When dealing with the differentiation of a function that is a product of two separate functions, the product rule comes into play. It's a handy tool that helps you derive the derivative of the entire expression. Imagine you have a function, say, \( y = u(t) \, v(t) \), where both \( u(t) \) and \( v(t) \) are functions of \( t \). To differentiate this, we break it down using the product rule formula:

• \( (uv)' = u'v + uv' \)

This means you need to differentiate each function separately and then plug back into the formula. First, find the derivative of \( u(t) \) and multiply it by \( v(t) \), then find the derivative of \( v(t) \) and multiply by \( u(t) \), and finally, add both results together.
In our example problem, we have \( u(t) = t^2 \) and \( v(t) = (3t+1)^3 \). By applying the product rule, you'll notice the simplicity in handling even seemingly complex products of functions.

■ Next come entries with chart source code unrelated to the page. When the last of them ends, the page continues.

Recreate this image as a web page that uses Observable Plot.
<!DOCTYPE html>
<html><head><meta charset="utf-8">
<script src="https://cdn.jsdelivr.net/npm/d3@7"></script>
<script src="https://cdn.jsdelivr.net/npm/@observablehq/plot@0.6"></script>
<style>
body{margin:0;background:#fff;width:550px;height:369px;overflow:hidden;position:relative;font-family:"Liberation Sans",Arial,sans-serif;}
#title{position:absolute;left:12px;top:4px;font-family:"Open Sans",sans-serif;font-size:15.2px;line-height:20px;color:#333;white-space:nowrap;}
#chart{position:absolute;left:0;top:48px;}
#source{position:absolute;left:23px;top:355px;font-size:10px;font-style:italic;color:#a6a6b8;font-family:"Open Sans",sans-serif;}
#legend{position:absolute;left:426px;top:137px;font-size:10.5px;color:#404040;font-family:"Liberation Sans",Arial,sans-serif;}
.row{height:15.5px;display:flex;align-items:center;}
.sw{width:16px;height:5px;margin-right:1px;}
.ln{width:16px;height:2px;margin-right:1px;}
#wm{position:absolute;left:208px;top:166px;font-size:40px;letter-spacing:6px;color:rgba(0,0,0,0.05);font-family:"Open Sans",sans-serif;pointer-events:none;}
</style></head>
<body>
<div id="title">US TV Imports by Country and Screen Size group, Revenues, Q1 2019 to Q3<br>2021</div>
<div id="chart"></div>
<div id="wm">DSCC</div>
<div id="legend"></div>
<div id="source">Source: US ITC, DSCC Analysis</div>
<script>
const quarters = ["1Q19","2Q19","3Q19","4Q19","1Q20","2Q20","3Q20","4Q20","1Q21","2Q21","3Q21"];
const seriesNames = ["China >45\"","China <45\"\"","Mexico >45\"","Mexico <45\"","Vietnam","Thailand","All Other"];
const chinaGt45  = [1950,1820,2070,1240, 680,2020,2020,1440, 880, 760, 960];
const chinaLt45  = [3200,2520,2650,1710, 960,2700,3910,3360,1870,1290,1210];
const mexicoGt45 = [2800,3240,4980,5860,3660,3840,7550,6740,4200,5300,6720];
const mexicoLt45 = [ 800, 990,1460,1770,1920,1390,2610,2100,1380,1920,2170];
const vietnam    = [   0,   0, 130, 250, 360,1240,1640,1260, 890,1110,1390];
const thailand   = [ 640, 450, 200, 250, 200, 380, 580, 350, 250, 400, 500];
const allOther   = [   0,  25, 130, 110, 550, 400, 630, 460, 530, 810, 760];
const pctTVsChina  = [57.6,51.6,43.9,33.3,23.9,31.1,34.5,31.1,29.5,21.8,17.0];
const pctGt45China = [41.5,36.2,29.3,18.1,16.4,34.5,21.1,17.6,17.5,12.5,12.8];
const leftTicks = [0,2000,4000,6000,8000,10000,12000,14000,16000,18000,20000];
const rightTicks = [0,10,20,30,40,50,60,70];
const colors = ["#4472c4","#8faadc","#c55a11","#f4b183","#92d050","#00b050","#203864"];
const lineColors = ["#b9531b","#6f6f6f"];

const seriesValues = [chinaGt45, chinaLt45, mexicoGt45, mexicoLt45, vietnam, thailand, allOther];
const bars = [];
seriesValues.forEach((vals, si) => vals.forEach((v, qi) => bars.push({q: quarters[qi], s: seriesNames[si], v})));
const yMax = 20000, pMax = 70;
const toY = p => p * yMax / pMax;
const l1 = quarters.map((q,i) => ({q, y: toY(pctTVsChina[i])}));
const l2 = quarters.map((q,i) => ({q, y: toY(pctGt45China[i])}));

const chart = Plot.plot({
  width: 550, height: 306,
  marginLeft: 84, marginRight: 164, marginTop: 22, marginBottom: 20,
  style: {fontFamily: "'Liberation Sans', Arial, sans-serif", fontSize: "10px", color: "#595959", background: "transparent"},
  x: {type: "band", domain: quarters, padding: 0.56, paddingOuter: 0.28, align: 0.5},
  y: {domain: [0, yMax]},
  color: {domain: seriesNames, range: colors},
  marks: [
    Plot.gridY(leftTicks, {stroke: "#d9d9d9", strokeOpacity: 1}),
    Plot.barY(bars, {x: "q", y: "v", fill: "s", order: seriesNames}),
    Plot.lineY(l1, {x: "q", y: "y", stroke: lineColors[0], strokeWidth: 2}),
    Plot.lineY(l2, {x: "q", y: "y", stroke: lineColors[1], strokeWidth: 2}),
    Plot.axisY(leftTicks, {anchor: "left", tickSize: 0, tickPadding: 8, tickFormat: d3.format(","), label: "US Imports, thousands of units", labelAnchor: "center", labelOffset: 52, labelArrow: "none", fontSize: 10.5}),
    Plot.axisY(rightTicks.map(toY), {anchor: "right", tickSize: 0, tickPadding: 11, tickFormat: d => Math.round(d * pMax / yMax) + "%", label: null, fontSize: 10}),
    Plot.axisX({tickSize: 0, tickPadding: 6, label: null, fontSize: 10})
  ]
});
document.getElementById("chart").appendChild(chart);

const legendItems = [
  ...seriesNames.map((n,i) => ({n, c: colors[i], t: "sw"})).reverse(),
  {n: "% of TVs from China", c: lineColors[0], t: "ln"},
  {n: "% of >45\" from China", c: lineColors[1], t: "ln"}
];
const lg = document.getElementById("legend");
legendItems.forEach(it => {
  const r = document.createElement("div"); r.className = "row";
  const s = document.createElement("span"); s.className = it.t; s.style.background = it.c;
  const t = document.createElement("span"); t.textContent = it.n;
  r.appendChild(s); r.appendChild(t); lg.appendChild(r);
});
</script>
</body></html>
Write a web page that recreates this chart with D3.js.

The chain rule is crucial when you have a function nested within another function. Think of it like peeling an onion—each layer depends on the one above it.
If you encounter a composite function, such as \( v(t) = (3t+1)^3 \), you use the chain rule to differentiate it with respect to \( t \). Let's see how this works with the chain rule formula:

• \( \, d/dt \, [g(t)^n] = n \, g(t)^{n-1} \, g'(t) \)

Here, we consider \( g(t) = 3t + 1 \) as the inner function and \( g(t)^3 \) as the outer function.
By applying the chain rule, calculate the derivative of the outer function, multiply it by the derivative of the inner function, and you get the derivative of the composite function. It streamlines the process of breaking down more complex derivatives into manageable parts.

Differentiation is a fundamental principle in calculus, essentially helping us find the rate at which something is changing. When you differentiate a function, you are finding its derivative, which shows how the function value changes as its input changes.
Consider the function \( y = t^2 (3t+1)^3 \). Differentiating this function is not straightforward, since it's a combination of two functions, so you need tools like the product and chain rules. Each rule aids in differentiating specific parts of a complex function.
As shown in our example, we differentiate \( u(t) = t^2 \) simply by applying basic differentiation rules, resulting in \( u'(t) = 2t \). For the \( v(t) = (3t+1)^3 \) part, the chain rule steps in, as explained earlier. Both steps together demonstrate the utilization of differentiation in a practical setting.

Once derivatives are calculated, simplification is often an essential final step. Simplification means making the expression more manageable or easier to work with. It's like tidying up a room; everything is in its place and easier to understand.
For the expression \( 2t(3t+1)^3 + 9t^2(3t+1)^2 \), a crucial part of simplification is factoring. By recognizing common factors, you reduce the expression to a simpler one that conveys the same information:

• Factor out \( (3t+1)^2 \) from each term: \( (3t + 1)^2 [2t(3t+1) + 9t^2] \)


• Then expand: \( (3t + 1)^2 [6t^2 + 2t + 9t^2] \)

After combining terms, you achieve the final, clean expression \( (3t+1)^2(15t^2 + 2t) \). This step highlights how simplification turns a raw mathematical expression into something more polished.